Une semaine après le chavirement de la pirogue aux îles de la Madeleine, Aminata Gning est toujours sous le choc. Même si elle a réussi à échapper avec ses deux filles à la mort, elle a perdu sa fillette cadette, Anna Niang, âgée de 1 an 8 mois.
Interrogée par l’Obs, elle revient sur les moments du drame. Un récit glaçant. « (…) nous avons trouvé sur l’île d’autres personnes majoritairement des Blancs. Sur place, nous avons préféré aller à la piscine. C’est un endroit calme et c’est là -bas que nous avons campé. Les enfants s’amusaient dans la piscine et tout allait bien. Soudain, un gros nuage a enveloppé le ciel et le temps qu’on se prépare pour trouver un abri, un vent violent à commencer à souffler. Il est suivi d’une forte pluie et des grondements de tonnerre. Nous avons pris les enfants et sommes allées nous réfugier sous la grotte. Malheureusement, nous avons trouvé qu’elle était pleine. Ce qui fait que ma sœur et moi sommes restées sous la pluie. J’avais ma fille Anna dans les bras, je l’ai serrée sur ma poitrine pour la protéger de la pluie, mais elle pleurait sans cesse. Tout le monde avait peur et quelqu’un a demandé d’éteindre nos téléphones à cause des éclairs », confie-t-elle à l’Obs.
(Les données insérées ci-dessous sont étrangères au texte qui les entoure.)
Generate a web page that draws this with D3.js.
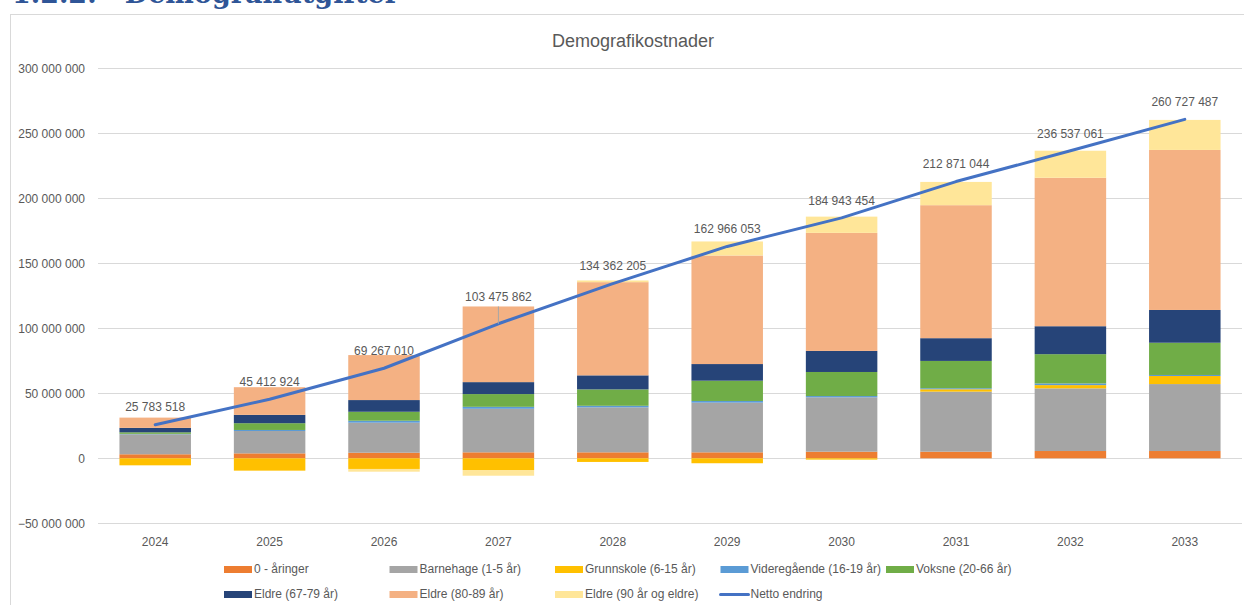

Elle poursuit : « Quand la pluie s’est arrêtée vers 18h, nous avons appelé au niveau de l’embarcadère pour demander d’être secourus. Ils nous ont dit qu’une équipe viendra nous prendre. Nous sommes restés plus de deux heures à attendre. Et entre temps, la pluie a recommencé. C’est vers 20h qu’une pirogue est venue nous chercher. Quand la pirogue est arrivée, les gens se sont précipités pour monter et prendre les gilets de sauvetage. J’étais parvenue à monter et trouver un gilet pour tous les enfants. Mais, comme ma sœur ne pouvait pas se précipiter à cause de sa grossesse, elle n’avait pas de gilet, de même que d’autres personnes. J’ai, donc, pris le gilet de ma fille Anna, pour le donner à ma sœur ».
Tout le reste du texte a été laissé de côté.